If you did not look at any words then the only information that you would have is \(P(S)\) or \(P(\overline{S})\) as you look at more words in your feature you get a better estimate of the probability that the message is spam or not.
Model (B) with multiple words
$$ P(w^k|S) = P(w|S)^k $$That is each occurrence is independent, then we can calculate the probability that a message containing the multiple occurrences of a word is spam or not, but only if you use model (B) to calculate the probabilities. You should not mix up model (A) and model (B). It does not make sense in model (A) to ask what the probability of a word occurring \(k\) times in a spam message is. We can only ask if a m message contains the word or not.
If you want to take into account multiple words then do not use model (A) to calculate your probabilities.
Model (B) with multiple words and feature vectors.
The feature vector approach for model (A) considered vectors where the entries are \(0\) or \(1\). Given a feature vector \(f\) the entry \(i\)th entry is \(1\) if the word appears in the message and \(0\) otherwise.
$$ (2,0,0,0,0,1,0,0,0) $$Again it is not hard to use the information that a word appears \(0\) times.
Take home messages
Are you using model (A) or model (B). Don’t get them confused, especially when you are estimating the probabilities \(P(w_i|S)\) from the training data.
Are you using the negative information, the information that a word does not occur? It does not matter your maths is correct, but you are not using all the information that you have.
To understand how this is related to other machine learning algorithms, then you have to understand that we take a message and construct a feature vector. Depending on if you are using model (A) or (B) your feature vector either has \(0\) or \(1\) entries or positive integer that tells you how many times a word occurs in a message. Feature vectors is an example modelling that you often have to do in machine learning.
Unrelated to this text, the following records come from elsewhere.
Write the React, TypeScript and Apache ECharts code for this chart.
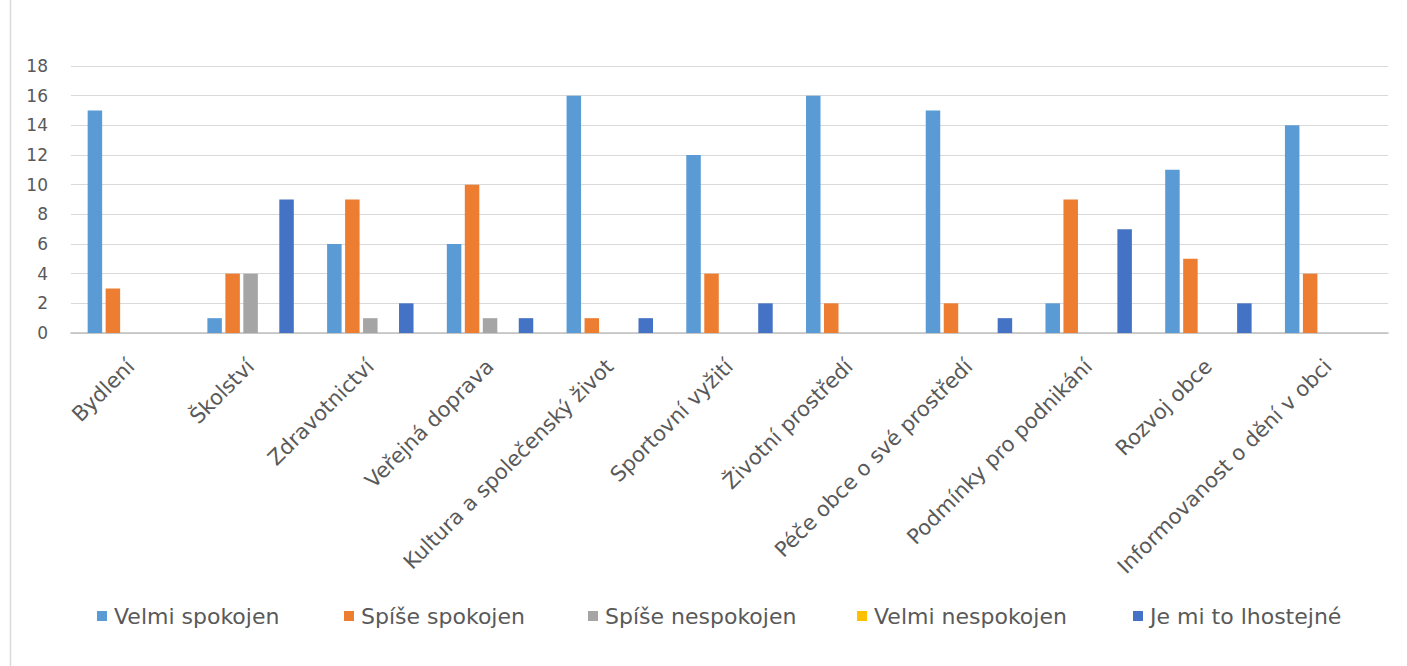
import React, { useEffect, useRef } from "react";
import * as echarts from "echarts";

const categories = [
  "Bydlení",
  "Školství",
  "Zdravotnictví",
  "Veřejná doprava",
  "Kultura a společenský život",
  "Sportovní vyžití",
  "Životní prostředí",
  "Péče obce o své prostředí",
  "Podmínky pro podnikání",
  "Rozvoj obce",
  "Informovanost o dění v obci",
];

const seriesNames = [
  "Velmi spokojen",
  "Spíše spokojen",
  "Spíše nespokojen",
  "Velmi nespokojen",
  "Je mi to lhostejné",
];

const velmiSpokojen = [15, 1, 6, 6, 16, 12, 16, 15, 2, 11, 14];
const spiseSpokojen = [3, 4, 9, 10, 1, 4, 2, 2, 9, 5, 4];
const spiseNespokojen = [0, 4, 1, 1, 0, 0, 0, 0, 0, 0, 0];
const velmiNespokojen = [0, 0, 0, 0, 0, 0, 0, 0, 0, 0, 0];
const lhostejne = [0, 9, 2, 1, 1, 2, 0, 1, 7, 2, 0];

const colors = ["#5B9BD5", "#ED7D31", "#A5A5A5", "#FFC000", "#4472C4"];
const legendLeft = [97, 344, 588, 857, 1133];

export default function App() {
  const ref = useRef<HTMLDivElement>(null);
  useEffect(() => {
    if (!ref.current) return;
    const chart = echarts.init(ref.current, null, { renderer: "svg" });
    const values = [velmiSpokojen, spiseSpokojen, spiseNespokojen, velmiNespokojen, lhostejne];
    const font = "DejaVu Sans";
    chart.setOption({
      animation: false,
      backgroundColor: "#ffffff",
      color: colors,
      grid: { left: 71, right: 19, top: 66, bottom: 333, containLabel: false },
      legend: seriesNames.map((n, i) => ({
        data: [n],
        left: legendLeft[i],
        top: 605,
        padding: 0,
        icon: "rect",
        itemWidth: 10,
        itemHeight: 10,
        textStyle: { fontFamily: font, fontSize: 22, color: "#595959", padding: [0, 0, 0, 2] },
        selectedMode: false,
      })),
      xAxis: {
        type: "category",
        data: categories,
        axisLine: { lineStyle: { color: "#BFBFBF", width: 1.5 } },
        axisTick: { show: false },
        axisLabel: {
          rotate: 45,
          interval: 0,
          margin: 30,
          color: "#595959",
          fontFamily: font,
          fontSize: 21,
        },
      },
      yAxis: {
        type: "value",
        min: 0,
        max: 18,
        interval: 2,
        axisLine: { show: false },
        axisTick: { show: false },
        splitLine: { lineStyle: { color: "#D9D9D9", width: 1 } },
        axisLabel: { color: "#595959", fontFamily: font, fontSize: 17, margin: 23 },
      },
      graphic: [
        {
          type: "line",
          shape: { x1: 10.5, y1: 0, x2: 10.5, y2: 666 },
          style: { stroke: "#D9D9D9", lineWidth: 1.5 },
        },
      ],
      series: seriesNames.map((n, i) => ({
        name: n,
        type: "bar",
        data: values[i],
        barWidth: 14.5,
        barGap: "24%",
        itemStyle: { color: colors[i] },
      })),
    });
    return () => chart.dispose();
  }, []);
  return (
    <div
      ref={ref}
      style={{ position: "fixed", left: 0, top: 0, width: 1407, height: 666 }}
    />
  );
}
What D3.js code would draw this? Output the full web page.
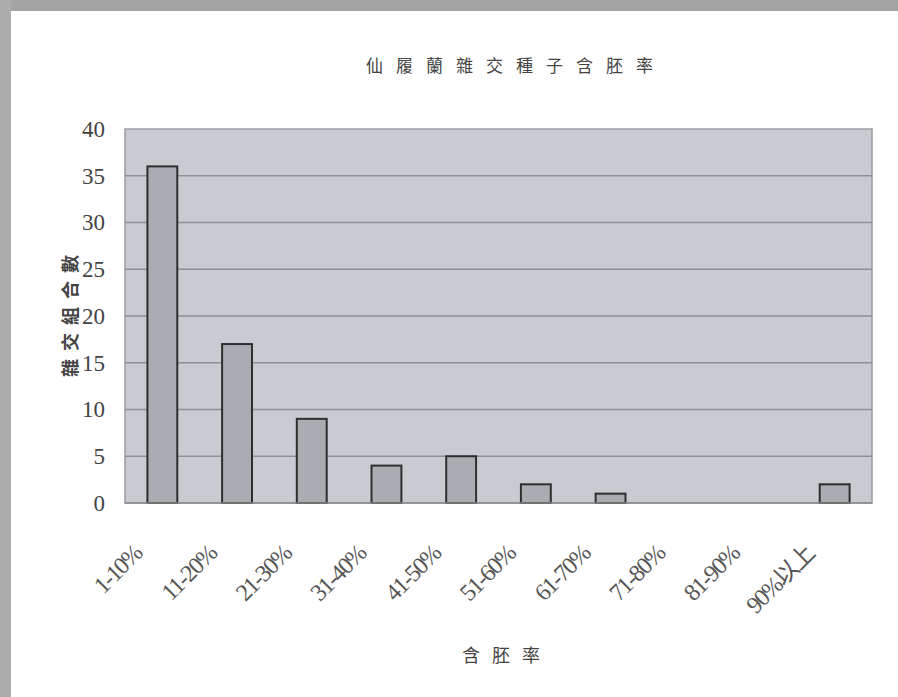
<!DOCTYPE html>
<html><head><meta charset="utf-8">
<script src="https://cdn.jsdelivr.net/npm/d3@7"></script>
<style>body{margin:0;background:#fff;}svg{display:block;}</style>
</head><body>
<svg id="c" width="898" height="697"></svg>
<script>
const categories = ["1-10%","11-20%","21-30%","31-40%","41-50%","51-60%","61-70%","71-80%","81-90%","90%以上"];
const values = [36,17,9,4,5,2,1,0,0,2];
const yTicks = [0,5,10,15,20,25,30,35,40];
const title = "仙履蘭雜交種子含胚率";
const yTitle = "雜交組合數";
const xTitle = "含胚率";

const svg = d3.select("#c");
// scanned page frame
svg.append("rect").attr("x",0).attr("y",0).attr("width",898).attr("height",697).attr("fill","#fff");
svg.append("rect").attr("x",0).attr("y",0).attr("width",898).attr("height",11).attr("fill","#a4a4a4");
svg.append("rect").attr("x",0).attr("y",0).attr("width",11).attr("height",697).attr("fill","#acacac");

const m = {l:125, r:872, t:129, b:503};
const x = d3.scaleBand().domain(categories).range([m.l,m.r]).paddingInner(0.6).paddingOuter(0.3);
const y = d3.scaleLinear().domain([0,40]).range([m.b,m.t]);

svg.append("rect").attr("x",m.l).attr("y",m.t).attr("width",m.r-m.l).attr("height",m.b-m.t)
  .attr("fill","#c8ccd0").attr("stroke","#9a9c9e").attr("stroke-width",1.5);

svg.append("g").selectAll("line").data(yTicks.filter(d=>d>0&&d<40)).join("line")
  .attr("x1",m.l).attr("x2",m.r).attr("y1",d=>y(d)).attr("y2",d=>y(d))
  .attr("stroke","#8d9194").attr("stroke-width",1.5);

svg.append("g").selectAll("rect").data(values).join("rect")
  .attr("x",(d,i)=>x(categories[i])).attr("width",x.bandwidth())
  .attr("y",d=>y(d)).attr("height",d=>m.b-y(d))
  .attr("fill","#a9adb1").attr("stroke","#2e2e2e").attr("stroke-width",2)
  .attr("display",d=>d>0?null:"none");

svg.append("line").attr("x1",m.l).attr("x2",m.r).attr("y1",m.b).attr("y2",m.b)
  .attr("stroke","#8a8a8a").attr("stroke-width",1.5);

const yAxis = d3.axisLeft(y).tickValues(yTicks).tickSize(0).tickPadding(20);
const gy = svg.append("g").attr("transform",`translate(${m.l},0)`).call(yAxis);
gy.select(".domain").remove();
gy.selectAll("text").attr("font-family","Liberation Serif").attr("font-size",23)
  .attr("fill","#444").attr("letter-spacing",0);

const xAxis = d3.axisBottom(x).tickSize(0).tickPadding(0);
const gx = svg.append("g").attr("transform",`translate(0,${m.b})`).call(xAxis);
gx.select(".domain").remove();
gx.selectAll("text").attr("font-family","Liberation Serif, Noto Sans CJK TC").attr("font-size",24)
  .attr("fill","#555").attr("letter-spacing",-1.5)
  .attr("text-anchor","end").attr("dy",0).attr("y",0)
  .attr("transform","translate(-19,52) rotate(-45)");

svg.append("text").attr("x",516).attr("y",72).attr("text-anchor","middle")
  .attr("font-family","Noto Sans CJK TC").attr("font-size",17).attr("letter-spacing",13)
  .attr("fill","#444").text(title);

svg.append("text").attr("transform","translate(77,312) rotate(-90)").attr("text-anchor","middle")
  .attr("font-family","Noto Sans CJK TC").attr("font-size",18).attr("letter-spacing",8)
  .attr("fill","#444").attr("font-weight","bold").text(yTitle);

svg.append("text").attr("x",507).attr("y",662).attr("text-anchor","middle")
  .attr("font-family","Noto Sans CJK TC").attr("font-size",18).attr("letter-spacing",12)
  .attr("fill","#444").text(xTitle);
</script>
</body></html>
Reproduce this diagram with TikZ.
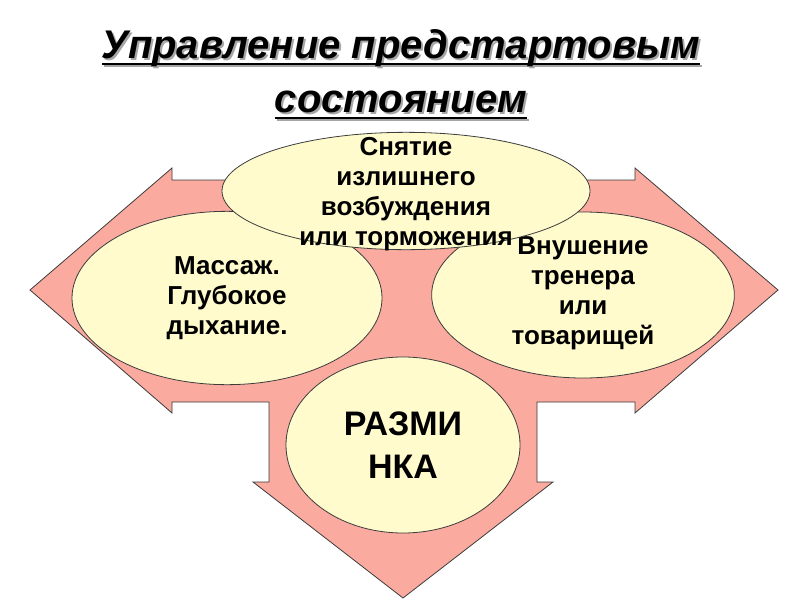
\documentclass[tikz,border=0pt]{standalone}
\usepackage{fontspec}
\setmainfont{Liberation Sans}
\usetikzlibrary{positioning, shapes.geometric}

\definecolor{arrowpink}{RGB}{250,170,158}
\definecolor{cream}{RGB}{255,251,204}
\definecolor{rim}{RGB}{60,60,60}

\newcommand{\ulin}[1]{\setbox0\hbox{#1}\rlap{\rule[-5pt]{\wd0}{1.8pt}}\box0}

\begin{document}
\begin{tikzpicture}[
  x=0.75pt, y=-0.75pt,
  headline/.style={align=center, inner sep=0pt,
                   font=\fontsize{30}{40.5}\selectfont\bfseries\itshape},
  blob/.style={draw=rim, line width=0.6pt, ellipse, fill=cream, inner sep=0pt},
  blobtext/.style={align=center, inner sep=0pt,
              font=\fontsize{19.5}{22.5}\selectfont\bfseries},
  bigtext/.style={align=center, inner sep=0pt,
                 font=\fontsize{25.5}{32}\selectfont\bfseries},
]
\useasboundingbox (0,0) rectangle (800,600);

% title with its shadow
\node[headline, text=black!35, anchor=north] (titleshadow) at (403,31)
    {\ulin{Управление предстартовым}\\ \ulin{состоянием}};
\node[headline, anchor=north] (title) at (401,29)
    {\ulin{Управление предстартовым}\\ \ulin{состоянием}};

% three-way arrow
\draw[draw=rim, line width=0.6pt, fill=arrowpink]
  (30,290) -- (172,168) -- (172,180) -- (635,180) -- (635,168) -- (778,290)
  -- (635,413) -- (635,402) -- (537,402) -- (537,482) -- (553,482)
  -- (403,598) -- (253,482) -- (269,482) -- (269,402) -- (172,402)
  -- (172,413) -- cycle;

\node[blob, minimum width=232.5pt, minimum height=130pt,
      label={[blobtext]center:Массаж.\\Глубокое\\дыхание.}] (massage) at (227,298) {};
\node[blob, minimum width=227pt, minimum height=124.5pt,
      label={[blobtext, yshift=1pt]center:Внушение\\тренера\\или\\товарищей}] (coach) at (583,295) {};
\node[blob, minimum width=175.5pt, minimum height=132pt,
      label={[bigtext]center:РАЗМИ\\НКА}] (warmup) at (403,445) {};
\node[blob, minimum width=276pt, minimum height=88pt,
      label={[blobtext, yshift=-2pt]center:Снятие\\излишнего\\возбуждения\\или торможения}] (relief) at (406,191) {};

\end{tikzpicture}
\end{document}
Your data set and package does not always come as ready packaged as a set of vectors.
If you watch some random video on the internet, it is not always clear which model they are using when they calculate the probabilities.
The documentation to scikit-learn has a nice entry on naive Bayes, which discusses the various options on modelling as well as links to various interesting articles on the different modelling approaches to naive Bayes.